▶ [SOURCE MATERIAL]
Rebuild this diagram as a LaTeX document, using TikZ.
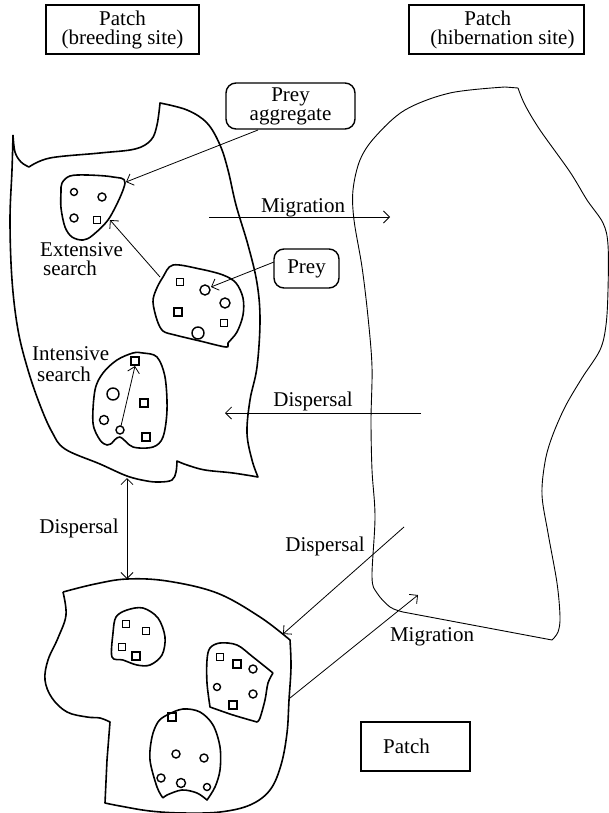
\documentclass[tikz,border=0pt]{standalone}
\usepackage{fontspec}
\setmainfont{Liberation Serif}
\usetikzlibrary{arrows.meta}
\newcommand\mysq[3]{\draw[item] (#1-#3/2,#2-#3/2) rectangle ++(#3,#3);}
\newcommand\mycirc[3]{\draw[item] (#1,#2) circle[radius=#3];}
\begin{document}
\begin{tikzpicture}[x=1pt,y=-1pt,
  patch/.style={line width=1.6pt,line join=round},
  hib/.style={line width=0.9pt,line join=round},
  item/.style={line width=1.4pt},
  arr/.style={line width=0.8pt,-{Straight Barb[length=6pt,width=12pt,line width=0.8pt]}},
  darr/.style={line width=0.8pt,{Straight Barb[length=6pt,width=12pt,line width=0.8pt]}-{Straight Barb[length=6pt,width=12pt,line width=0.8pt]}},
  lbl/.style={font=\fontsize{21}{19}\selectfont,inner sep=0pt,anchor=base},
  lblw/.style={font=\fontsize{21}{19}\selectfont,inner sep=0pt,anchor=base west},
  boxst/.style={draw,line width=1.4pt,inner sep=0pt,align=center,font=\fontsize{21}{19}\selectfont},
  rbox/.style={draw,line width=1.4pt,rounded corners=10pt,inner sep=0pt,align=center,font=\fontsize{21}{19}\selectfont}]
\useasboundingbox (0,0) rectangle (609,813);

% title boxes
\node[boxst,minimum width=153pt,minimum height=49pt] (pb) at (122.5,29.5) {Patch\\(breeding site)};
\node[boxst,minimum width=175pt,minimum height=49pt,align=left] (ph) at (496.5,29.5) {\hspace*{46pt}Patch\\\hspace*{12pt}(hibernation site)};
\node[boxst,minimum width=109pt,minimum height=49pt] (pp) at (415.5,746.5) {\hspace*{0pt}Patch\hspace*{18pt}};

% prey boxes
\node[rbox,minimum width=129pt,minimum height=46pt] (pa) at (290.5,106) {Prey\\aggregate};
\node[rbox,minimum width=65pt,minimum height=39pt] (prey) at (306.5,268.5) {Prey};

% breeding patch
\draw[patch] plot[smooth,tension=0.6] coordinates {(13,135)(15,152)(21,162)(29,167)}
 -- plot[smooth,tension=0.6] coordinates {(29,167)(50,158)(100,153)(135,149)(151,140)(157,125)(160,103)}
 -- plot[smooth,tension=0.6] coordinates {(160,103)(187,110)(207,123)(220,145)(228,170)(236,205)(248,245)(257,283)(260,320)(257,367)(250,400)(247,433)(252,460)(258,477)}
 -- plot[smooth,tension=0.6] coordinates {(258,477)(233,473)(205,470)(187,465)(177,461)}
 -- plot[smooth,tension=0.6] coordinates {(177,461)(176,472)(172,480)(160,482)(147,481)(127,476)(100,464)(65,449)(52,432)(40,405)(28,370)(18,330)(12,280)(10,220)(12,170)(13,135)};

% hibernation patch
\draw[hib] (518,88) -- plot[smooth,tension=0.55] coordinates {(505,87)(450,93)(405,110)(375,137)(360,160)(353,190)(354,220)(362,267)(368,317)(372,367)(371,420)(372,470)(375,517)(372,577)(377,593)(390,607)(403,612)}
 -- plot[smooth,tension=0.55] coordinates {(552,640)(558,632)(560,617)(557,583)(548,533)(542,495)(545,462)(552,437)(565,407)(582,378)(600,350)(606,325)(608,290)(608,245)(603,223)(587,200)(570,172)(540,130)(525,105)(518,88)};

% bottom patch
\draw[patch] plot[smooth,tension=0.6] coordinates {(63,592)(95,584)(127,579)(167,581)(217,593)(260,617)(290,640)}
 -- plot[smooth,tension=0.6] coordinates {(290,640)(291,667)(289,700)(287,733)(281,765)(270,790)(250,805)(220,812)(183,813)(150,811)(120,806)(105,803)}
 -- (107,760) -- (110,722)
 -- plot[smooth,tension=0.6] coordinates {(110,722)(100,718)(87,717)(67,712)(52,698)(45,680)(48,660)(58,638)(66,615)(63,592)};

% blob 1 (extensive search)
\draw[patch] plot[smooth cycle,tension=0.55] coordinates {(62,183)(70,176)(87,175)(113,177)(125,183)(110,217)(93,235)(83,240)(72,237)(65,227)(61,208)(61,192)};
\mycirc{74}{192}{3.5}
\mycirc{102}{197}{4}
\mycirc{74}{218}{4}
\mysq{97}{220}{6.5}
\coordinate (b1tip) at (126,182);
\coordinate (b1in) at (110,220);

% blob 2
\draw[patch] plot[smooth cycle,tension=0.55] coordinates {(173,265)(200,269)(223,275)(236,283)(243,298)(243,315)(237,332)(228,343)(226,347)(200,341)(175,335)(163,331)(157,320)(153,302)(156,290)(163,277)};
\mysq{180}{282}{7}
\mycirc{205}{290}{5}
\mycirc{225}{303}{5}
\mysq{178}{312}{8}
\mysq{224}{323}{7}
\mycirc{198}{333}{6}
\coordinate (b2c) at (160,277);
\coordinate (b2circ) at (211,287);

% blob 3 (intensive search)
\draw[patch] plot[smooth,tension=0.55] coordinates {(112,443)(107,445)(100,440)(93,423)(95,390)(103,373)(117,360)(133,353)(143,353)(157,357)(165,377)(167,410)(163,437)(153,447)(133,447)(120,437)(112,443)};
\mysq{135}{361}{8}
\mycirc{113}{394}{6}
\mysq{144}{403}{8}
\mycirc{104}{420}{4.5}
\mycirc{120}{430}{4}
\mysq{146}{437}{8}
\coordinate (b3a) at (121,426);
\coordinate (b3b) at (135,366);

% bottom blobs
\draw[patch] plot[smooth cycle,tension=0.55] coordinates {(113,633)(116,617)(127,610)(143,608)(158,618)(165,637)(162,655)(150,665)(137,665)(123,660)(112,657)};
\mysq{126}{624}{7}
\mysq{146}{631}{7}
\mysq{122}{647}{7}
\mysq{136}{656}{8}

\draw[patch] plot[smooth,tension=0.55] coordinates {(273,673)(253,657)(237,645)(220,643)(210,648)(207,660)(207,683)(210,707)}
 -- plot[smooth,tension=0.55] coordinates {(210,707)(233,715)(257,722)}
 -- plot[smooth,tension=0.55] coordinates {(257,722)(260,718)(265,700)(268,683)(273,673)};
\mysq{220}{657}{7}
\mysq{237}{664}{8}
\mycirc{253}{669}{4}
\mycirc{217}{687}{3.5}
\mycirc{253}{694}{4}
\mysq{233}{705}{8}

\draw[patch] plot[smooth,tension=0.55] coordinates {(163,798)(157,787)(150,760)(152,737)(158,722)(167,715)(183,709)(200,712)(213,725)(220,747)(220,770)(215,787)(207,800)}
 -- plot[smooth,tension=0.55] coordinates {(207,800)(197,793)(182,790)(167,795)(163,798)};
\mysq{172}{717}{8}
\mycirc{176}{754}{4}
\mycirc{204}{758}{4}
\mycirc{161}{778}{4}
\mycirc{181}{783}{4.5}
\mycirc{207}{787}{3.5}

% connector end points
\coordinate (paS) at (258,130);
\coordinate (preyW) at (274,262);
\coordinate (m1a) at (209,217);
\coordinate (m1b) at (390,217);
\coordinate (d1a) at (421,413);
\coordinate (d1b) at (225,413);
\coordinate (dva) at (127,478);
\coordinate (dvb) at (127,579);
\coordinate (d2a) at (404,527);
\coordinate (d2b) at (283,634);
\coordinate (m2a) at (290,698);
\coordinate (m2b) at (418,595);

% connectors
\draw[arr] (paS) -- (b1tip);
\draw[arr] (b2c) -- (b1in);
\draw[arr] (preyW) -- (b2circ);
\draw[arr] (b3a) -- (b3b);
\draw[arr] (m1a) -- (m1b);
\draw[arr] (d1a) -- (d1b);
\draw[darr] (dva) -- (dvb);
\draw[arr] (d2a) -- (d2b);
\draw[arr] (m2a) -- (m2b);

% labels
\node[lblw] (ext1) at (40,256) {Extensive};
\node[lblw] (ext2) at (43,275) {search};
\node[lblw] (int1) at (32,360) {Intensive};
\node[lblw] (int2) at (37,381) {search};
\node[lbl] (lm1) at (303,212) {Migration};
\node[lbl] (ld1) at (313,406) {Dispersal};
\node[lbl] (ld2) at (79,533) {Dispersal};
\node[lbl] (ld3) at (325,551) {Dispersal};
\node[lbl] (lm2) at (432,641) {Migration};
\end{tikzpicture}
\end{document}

▶ [THE PROBLEM]
Please restate the material above line by line, exactly, beginning at its first line and ending with the line that contains "width=65pt,minimum height=39pt] (prey)", without any pictures.

▶ [FULL RESPONSE]
Rebuild this diagram as a LaTeX document, using TikZ.
\documentclass[tikz,border=0pt]{standalone}
\usepackage{fontspec}
\setmainfont{Liberation Serif}
\usetikzlibrary{arrows.meta}
\newcommand\mysq[3]{\draw[item] (#1-#3/2,#2-#3/2) rectangle ++(#3,#3);}
\newcommand\mycirc[3]{\draw[item] (#1,#2) circle[radius=#3];}
\begin{document}
\begin{tikzpicture}[x=1pt,y=-1pt,
  patch/.style={line width=1.6pt,line join=round},
  hib/.style={line width=0.9pt,line join=round},
  item/.style={line width=1.4pt},
  arr/.style={line width=0.8pt,-{Straight Barb[length=6pt,width=12pt,line width=0.8pt]}},
  darr/.style={line width=0.8pt,{Straight Barb[length=6pt,width=12pt,line width=0.8pt]}-{Straight Barb[length=6pt,width=12pt,line width=0.8pt]}},
  lbl/.style={font=\fontsize{21}{19}\selectfont,inner sep=0pt,anchor=base},
  lblw/.style={font=\fontsize{21}{19}\selectfont,inner sep=0pt,anchor=base west},
  boxst/.style={draw,line width=1.4pt,inner sep=0pt,align=center,font=\fontsize{21}{19}\selectfont},
  rbox/.style={draw,line width=1.4pt,rounded corners=10pt,inner sep=0pt,align=center,font=\fontsize{21}{19}\selectfont}]
\useasboundingbox (0,0) rectangle (609,813);

% title boxes
\node[boxst,minimum width=153pt,minimum height=49pt] (pb) at (122.5,29.5) {Patch\\(breeding site)};
\node[boxst,minimum width=175pt,minimum height=49pt,align=left] (ph) at (496.5,29.5) {\hspace*{46pt}Patch\\\hspace*{12pt}(hibernation site)};
\node[boxst,minimum width=109pt,minimum height=49pt] (pp) at (415.5,746.5) {\hspace*{0pt}Patch\hspace*{18pt}};

% prey boxes
\node[rbox,minimum width=129pt,minimum height=46pt] (pa) at (290.5,106) {Prey\\aggregate};
\node[rbox,minimum width=65pt,minimum height=39pt] (prey) at (306.5,268.5) {Prey};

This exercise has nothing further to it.